When I spoke these words at a Business Marketing Association conference at the end of the last decade, new companies were emerging at an historic pace. Barriers to entry in all manner of markets were falling. Equity capital was spilling into seemingly every proposed innovation. Brands were back. New business was easy to come by, and marketing programs easy to champion.
Were we exuberant? Undoubtedly. Were we irrational? Probably, but time will tell.
Often, I've thought of the college graduating class of 2000. What an idyllic world they thought they were entering. The little seed they planted in online trading grew to touch the clouds. Classmates were endowed with millions in venture capital for dot-com brainstorms. The whole world seemed to be embra-cing the American ideal of democratic capitalism.
The bubble burst. The free market performed its curative task. Lunacy and chicanery were exposed. The business cycle reasserted itself. The American economy dipped into the deepest recession in 20 years.
And then terrorists attacked America. We were suddenly in a conflict that now seemingly will continue until a biblical end of days.
Still, our optimism is unbridled.
In the last five years, we have seen a new generation of marketing management. It's been in the last half-decade that the role of the chief marketing officer has emerged. No longer is marketing turned back by tides of engineering, operations and finance.

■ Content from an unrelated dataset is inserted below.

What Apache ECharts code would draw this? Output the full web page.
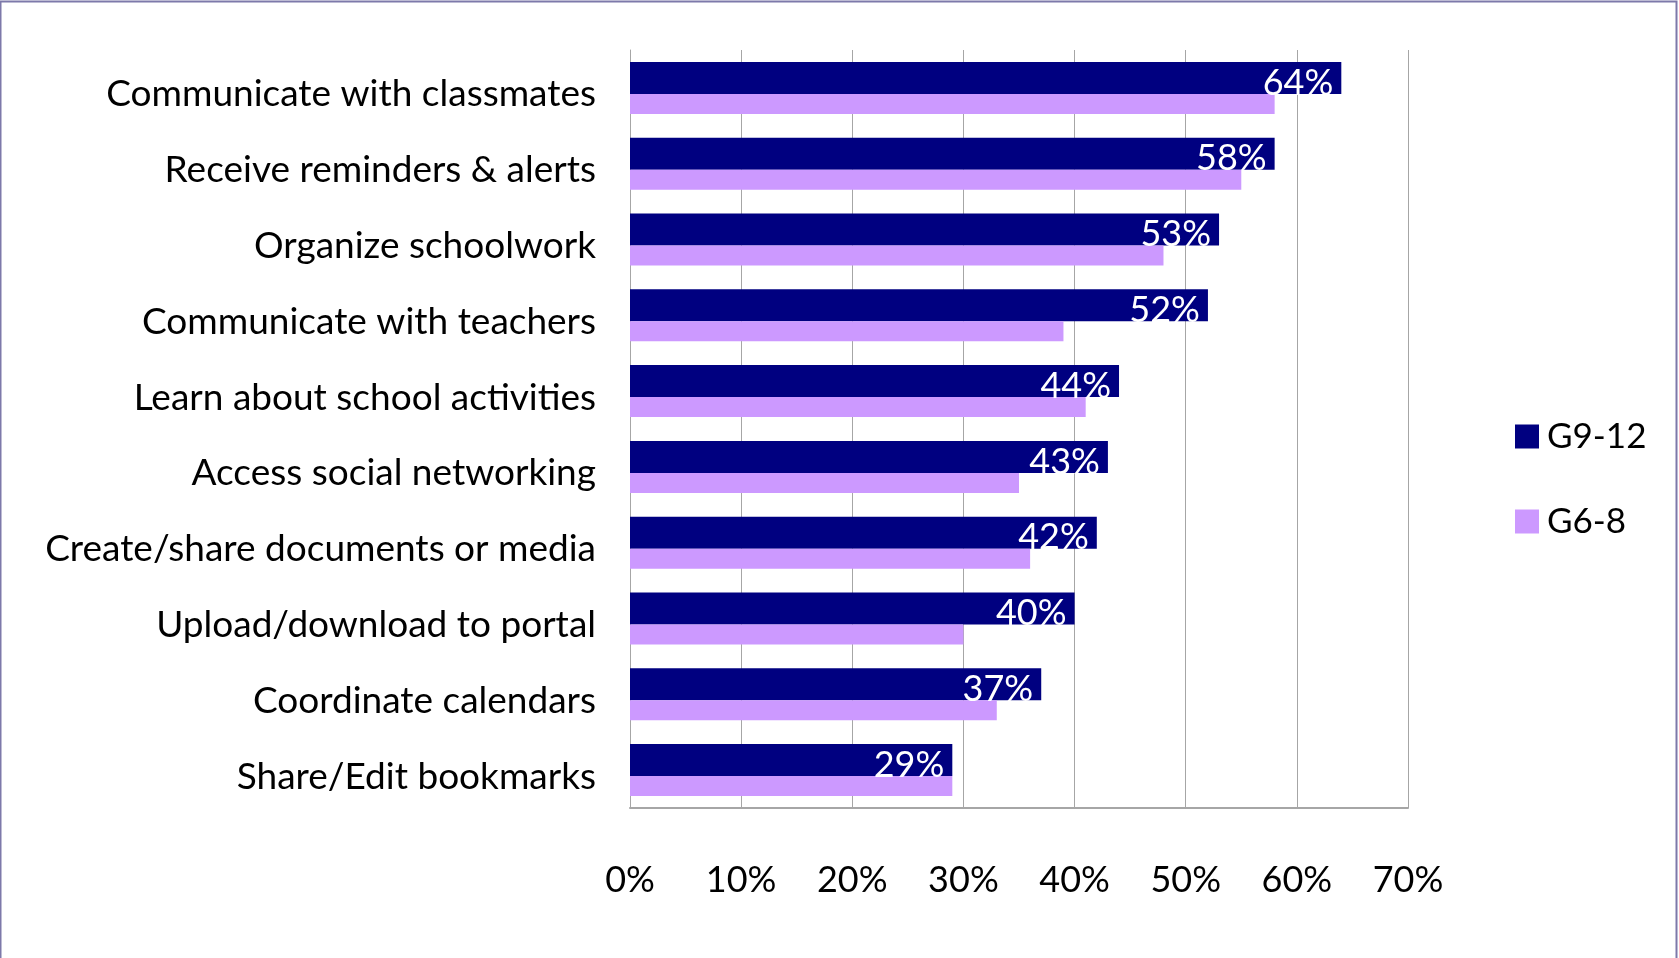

Tested during a cycle of lean years, marketing has become more professional since 2000 than during the charge up Dot-com Hill.
At the turn of the century, our company bet on the Internet as a media channel to business decision-makers. While the market correction swept away a lot of fraud and frivolity, the Internet's role as a b-to-b medium is now indisputable.

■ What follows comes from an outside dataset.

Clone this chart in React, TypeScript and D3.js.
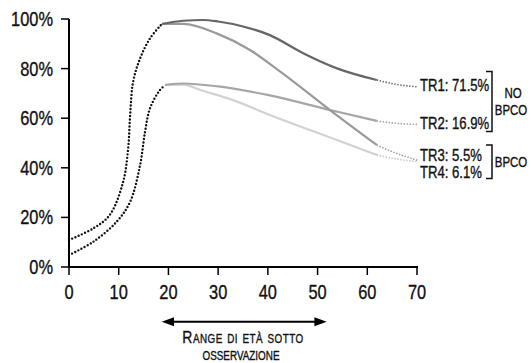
import React, { useEffect, useRef } from 'react';
import * as d3 from 'd3';

// Age (x) and share in percent (y)
type Pt = [number, number];

const riseUpper: Pt[] = [
  [0, 10.9], [4.9, 15.6], [8.2, 21], [10.9, 34.4], [11.9, 47.9], [12.3, 61.3],
  [12.9, 74.7], [14.3, 84.1], [16.3, 92.2], [18.7, 98]
];
const riseLower: Pt[] = [
  [0, 4.8], [4.9, 10.2], [9.6, 18.3], [12.3, 26.3], [14.3, 41.1], [15.3, 54.6],
  [16.3, 64], [18.3, 71.4], [19.3, 73.2]
];

const tr1: Pt[] = [[18.7, 98], [23, 99.3], [27, 99.6], [30, 99], [35, 97], [40.4, 93.5], [47.1, 86.2], [53.9, 80.1], [61.9, 75.4]];
const tr2: Pt[] = [[19.3, 73.4], [23, 74], [30, 72.8], [40.4, 69.2], [52.5, 63.3], [61.9, 58.9]];
const tr3: Pt[] = [[18.7, 98], [23, 98], [29.7, 94.2], [36.4, 87.5], [42.5, 78.8], [52.5, 63.3], [61.9, 49.2]];
const tr4: Pt[] = [[19.3, 73.4], [23, 73.5], [26.4, 71.4], [33, 67.3], [40.4, 61.3], [53.9, 51.2], [61.9, 45.2]];

const tail1: Pt[] = [[61.9, 75.4], [66, 73.6], [70.2, 72.6]];
const tail2: Pt[] = [[61.9, 58.9], [66, 57.9], [70.2, 57.5]];
const tail3: Pt[] = [[61.9, 49.2], [65, 46.5], [70.2, 43]];
const tail4: Pt[] = [[61.9, 45.2], [66, 43.5], [70.2, 42.5]];

const trLabels = ['TR1: 71.5%', 'TR2: 16.9%', 'TR3: 5.5%', 'TR4: 6.1%'];
const trLabelY = [73, 58, 44.8, 38.3];
const xTicks = [0, 10, 20, 30, 40, 50, 60, 70];
const yTicks = [0, 20, 40, 60, 80, 100];

const FONT = '"Liberation Sans", Arial, sans-serif';
const SQUEEZE = 0.82; // condensed look of the original lettering

const App = () => {
  const ref = useRef<SVGSVGElement>(null);

  useEffect(() => {
    const svg = d3.select(ref.current);
    svg.selectAll('*').remove();

    const x = d3.scaleLinear().domain([0, 70]).range([69, 417]);
    const y = d3.scaleLinear().domain([0, 100]).range([267, 19]);

    const line = d3.line<Pt>()
      .x(d => x(d[0]))
      .y(d => y(d[1]))
      .curve(d3.curveMonotoneX);
    const riseLine = d3.line<Pt>()
      .x(d => x(d[0]))
      .y(d => y(d[1]))
      .curve(d3.curveCatmullRom.alpha(0.5));

    // condensed text, anchored at (tx, ty)
    const label = (t: string | number, tx: number, ty: number, size: number, anchor = 'start') =>
      svg.append('g')
        .attr('transform', `translate(${tx},${ty}) scale(${SQUEEZE},1)`)
        .append('text')
        .attr('text-anchor', anchor)
        .attr('font-family', FONT)
        .attr('font-size', size)
        .attr('fill', '#111')
        .attr('stroke', '#111')
        .attr('stroke-width', 0.35)
        .text(t);

    // Solid curves
    const solids: [Pt[], string][] = [
      [tr4, '#d2d2d2'], [tr2, '#a6a6a6'], [tr3, '#9a9a9a'], [tr1, '#666666']
    ];
    solids.forEach(([d, c]) => {
      svg.append('path')
        .attr('d', line(d))
        .attr('fill', 'none')
        .attr('stroke', c)
        .attr('stroke-width', 2.2);
    });

    // Dotted tails to labels
    const tails: [Pt[], string][] = [
      [tail1, '#666666'], [tail2, '#a0a0a0'], [tail3, '#9a9a9a'], [tail4, '#c4c4c4']
    ];
    tails.forEach(([d, c]) => {
      svg.append('path')
        .attr('d', line(d))
        .attr('fill', 'none')
        .attr('stroke', c)
        .attr('stroke-width', 1.6)
        .attr('stroke-dasharray', '1.4,1.6');
    });

    // Dotted rise on the left
    [riseUpper, riseLower].forEach(d => {
      svg.append('path')
        .attr('d', riseLine(d))
        .attr('fill', 'none')
        .attr('stroke', '#111')
        .attr('stroke-width', 2.4)
        .attr('stroke-linecap', 'round')
        .attr('stroke-dasharray', '0,3.5');
    });

    // Axes
    svg.append('line')
      .attr('x1', x(0)).attr('x2', x(0))
      .attr('y1', y(100)).attr('y2', y(0))
      .attr('stroke', '#000').attr('stroke-width', 2);
    svg.append('line')
      .attr('x1', x(0) - 1).attr('x2', x(70) + 1)
      .attr('y1', y(0)).attr('y2', y(0))
      .attr('stroke', '#000').attr('stroke-width', 2);

    yTicks.forEach(t => {
      svg.append('line')
        .attr('x1', x(0) - 8).attr('x2', x(0))
        .attr('y1', y(t)).attr('y2', y(t))
        .attr('stroke', '#000').attr('stroke-width', 1.5);
      label(`${t}%`, 53, y(t) + 7, 20, 'end');
    });

    xTicks.forEach(t => {
      svg.append('line')
        .attr('x1', x(t)).attr('x2', x(t))
        .attr('y1', y(0)).attr('y2', y(0) + 8)
        .attr('stroke', '#000').attr('stroke-width', 1.5);
      label(t, x(t), 299, 20, 'middle');
    });

    // Labels on the right
    trLabels.forEach((l, i) => label(l, 420, y(trLabelY[i]) + 5.5, 16));

    // Brackets
    const brackets: [number, number][] = [[71.5, 131.5], [145, 178.5]];
    brackets.forEach(([a, b]) => {
      svg.append('path')
        .attr('d', `M486,${a}H492V${b}H486`)
        .attr('fill', 'none')
        .attr('stroke', '#111')
        .attr('stroke-width', 1.5);
    });

    label('NO', 513, 98, 14, 'middle');
    label('BPCO', 511, 115, 14, 'middle');
    label('BPCO', 511, 167, 14, 'middle');

    // Age range arrow
    const ay = 321.7;
    svg.append('line')
      .attr('x1', 170).attr('x2', 318)
      .attr('y1', ay).attr('y2', ay)
      .attr('stroke', '#000').attr('stroke-width', 2);
    svg.append('path')
      .attr('d', `M161.7,${ay}L174,${ay - 4.5}L174,${ay + 4.5}Z`)
      .attr('fill', '#000');
    svg.append('path')
      .attr('d', `M326.7,${ay}L314.4,${ay - 4.5}L314.4,${ay + 4.5}Z`)
      .attr('fill', '#000');

    label('Range di età sotto', 243, 343, 17, 'middle')
      .attr('font-variant', 'small-caps')
      .attr('letter-spacing', 0.6);
    label('osservazione', 241, 360, 17, 'middle')
      .attr('font-variant', 'small-caps');
  }, []);

  return (
    <svg
      ref={ref}
      width={531}
      height={363}
      style={{ position: 'absolute', left: 0, top: 0, background: '#fff' }}
    />
  );
};

export default App;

Marketing has also become the next frontier of enterprise automation. As programs work across matrices of geography, business units, channels, alliance partners and an increasing number of media forms, there is practically no way for marketing managers to work without information applications. Technology is driving greater precision in effort, agility in execution and performance in results.
Women are ascendant in marketing leadership. They bring a more participatory and consultative style that's respectful of consensus. It's a style well suited to the marketing function, historically inattentive to these values when customer-facing. The marketing programs of the next five years will substantially outperform those of the prior five, and C suites will be occupied by a larger number of women.
Two trends trouble me.
The half-life of marketing leadership is shrinking. The CEO life span is about seven years; CMOs survive about three. Great brands require years of consistent cultivation. That's becoming more difficult. As an agency executive, I wonder whether we'll ever again perform brand building entirely on one tour of duty, or whether we'll do one phase for one client and other phases for the next.

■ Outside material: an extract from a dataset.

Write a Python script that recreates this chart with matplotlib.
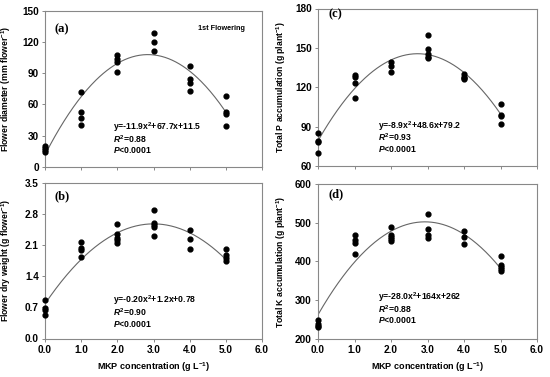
import matplotlib
matplotlib.use('Agg')
import matplotlib.pyplot as plt
import numpy as np

plt.rcParams['font.family'] = 'Liberation Sans'
plt.rcParams['font.weight'] = 'bold'
plt.rcParams['mathtext.fontset'] = 'custom'
plt.rcParams['mathtext.rm'] = 'Liberation Sans:bold'
plt.rcParams['mathtext.it'] = 'Liberation Sans:italic:bold'
plt.rcParams['mathtext.bf'] = 'Liberation Sans:bold'

# data
x_a = [0]*4 + [1]*4 + [2]*4 + [3]*3 + [4]*4 + [5]*4
y_a = [20, 18, 16, 14, 72, 53, 47, 40, 107, 104, 101, 91,
       129, 120, 111, 97, 84, 80, 73, 68, 53, 51, 39]
x_b = [0]*4 + [1]*4 + [2]*5 + [3]*5 + [4]*3 + [5]*4
y_b = [0.86, 0.68, 0.64, 0.53, 2.17, 2.03, 2.0, 1.83,
       2.57, 2.35, 2.27, 2.21, 2.16, 2.90, 2.60, 2.55, 2.51, 2.30,
       2.44, 2.23, 2.02, 2.02, 1.87, 1.82, 1.74]
x_c = [0]*4 + [1]*4 + [2]*3 + [3]*5 + [4]*4 + [5]*4
y_c = [85, 79, 78, 70, 129, 128, 123, 112, 139, 136, 132,
       160, 149, 145, 143, 142, 130, 128, 127, 126, 107, 99, 98, 92]
x_d = [0]*4 + [1]*4 + [2]*5 + [3]*4 + [4]*3 + [5]*5
y_d = [248, 238, 234, 230, 469, 456, 448, 419,
       490, 467, 462, 457, 453, 523, 484, 469, 461,
       478, 462, 444, 414, 391, 386, 381, 375]

coef_a = [-11.9, 67.7, 11.5]
coef_b = [-0.20, 1.2, 0.78]
coef_c = [-8.9, 48.6, 79.2]
coef_d = [-28.0, 164, 262]

eq_a = ['y=-11.9x$^2$+67.7x+11.5', '$R^2$=0.88', '$P$<0.0001']
eq_b = ['y=-0.20x$^2$+1.2x+0.78', '$R^2$=0.90', '$P$<0.0001']
eq_c = ['y=-8.9x$^2$+48.6x+79.2', '$R^2$=0.93', '$P$<0.0001']
eq_d = ['y=-28.0x$^2$+164x+262', '$R^2$=0.88', '$P$<0.0001']

xticks = [0, 1, 2, 3, 4, 5, 6]
xticklabels = ['0.0', '1.0', '2.0', '3.0', '4.0', '5.0', '6.0']

fig = plt.figure(figsize=(5.5, 3.77), dpi=100)
W, H = 550.0, 377.0

def make_ax(l, t, r, b):
    return fig.add_axes([l/W, 1 - b/H, (r - l)/W, (b - t)/H])

ax_a = make_ax(45, 10.7, 262, 166.7)
ax_b = make_ax(45, 183, 262, 338.5)
ax_c = make_ax(318, 8.5, 537, 166)
ax_d = make_ax(318, 184, 537, 338.7)

panels = [
    (ax_a, x_a, y_a, coef_a, eq_a, (0, 150), np.arange(0, 151, 30), None,
     'Flower diameter (mm flower$^{-1}$)', '(a)', (0.042, 0.883), (0.312, 0.252)),
    (ax_b, x_b, y_b, coef_b, eq_b, (0, 3.5), np.arange(0, 3.51, 0.7), '%.1f',
     'Flower dry weight (g flower$^{-1}$)', '(b)', (0.046, 0.916), (0.312, 0.244)),
    (ax_c, x_c, y_c, coef_c, eq_c, (60, 180), np.arange(60, 181, 30), None,
     'Total P accumulation (g plant$^{-1}$)', '(c)', (0.048, 0.962), (0.275, 0.256)),
    (ax_d, x_d, y_d, coef_d, eq_d, (200, 600), np.arange(200, 601, 100), None,
     'Total K accumulation (g plant$^{-1}$)', '(d)', (0.048, 0.935), (0.273, 0.266)),
]

for ax, xs, ys, coef, eq, ylim, yt, fmt, ylab, tag, tagpos, eqpos in panels:
    xf = np.linspace(0, 5, 200)
    ax.plot(xf, np.polyval(coef, xf), color='#666666', lw=0.8, zorder=2)
    ax.scatter(xs, ys, s=12, color='black', zorder=3, clip_on=False)
    ax.set_xlim(0, 6)
    ax.set_ylim(*ylim)
    ax.set_yticks(yt)
    if fmt:
        ax.set_yticklabels([fmt % v for v in yt])
    else:
        ax.set_yticklabels(['%d' % v for v in yt])
    ax.set_xticks(xticks)
    for sp in ax.spines.values():
        sp.set_color('#888888')
        sp.set_linewidth(0.8)
    ax.tick_params(direction='out', length=2.5, width=0.7, color='#888888',
                   labelsize=7.2, pad=2)
    ax.set_ylabel(ylab, fontsize=6.2, fontweight='bold')
    ax.text(tagpos[0], tagpos[1], tag, transform=ax.transAxes, family='Liberation Serif',
            fontweight='bold', fontsize=9, va='center', ha='left')
    for i, line in enumerate(eq):
        ax.text(eqpos[0], eqpos[1] - i*0.074, line, transform=ax.transAxes,
                fontsize=6.2, fontweight='bold', va='center', ha='left')

ax_a.yaxis.set_label_coords(-0.147, 0.5)
ax_b.yaxis.set_label_coords(-0.147, 0.5)
ax_c.yaxis.set_label_coords(-0.138, 0.5)
ax_d.yaxis.set_label_coords(-0.138, 0.5)

for ax in (ax_a, ax_c):
    ax.set_xticklabels([])
for ax in (ax_b, ax_d):
    ax.set_xticklabels(xticklabels)
    ax.set_xlabel('MKP concentration (g L$^{-1}$)', fontsize=6.5, fontweight='bold', labelpad=4)

ax_a.text(0.92, 0.883, '1st Flowering', transform=ax_a.transAxes, fontsize=5.2,
          fontweight='bold', ha='right', va='center')

fig.savefig('out.png', dpi=100)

I'm also concerned that risk is in danger of being neutered. Post-Enron regulation, most notably the Sarbanes-Oxley Act, has arguably criminalized risk in our largest corporations. A market corrupted by a few mountebanks required a medicinal drink of water; instead the politicians reacted with a fire hose.
Weathering the storms of the last five years has required courage. Fueling the next boom will likewise require courage. We dare not permit an over-reliance on data-driven decision-making and timidity in the face of strenuous regulation to deter us from swinging for the fences when our guts tell us to do so.
If the last five years have taught us anything, it is that data and trend lines can be deceiving. There's still abundant mystery in the marketplace, and just as many upsides are born of faith as are born of reason.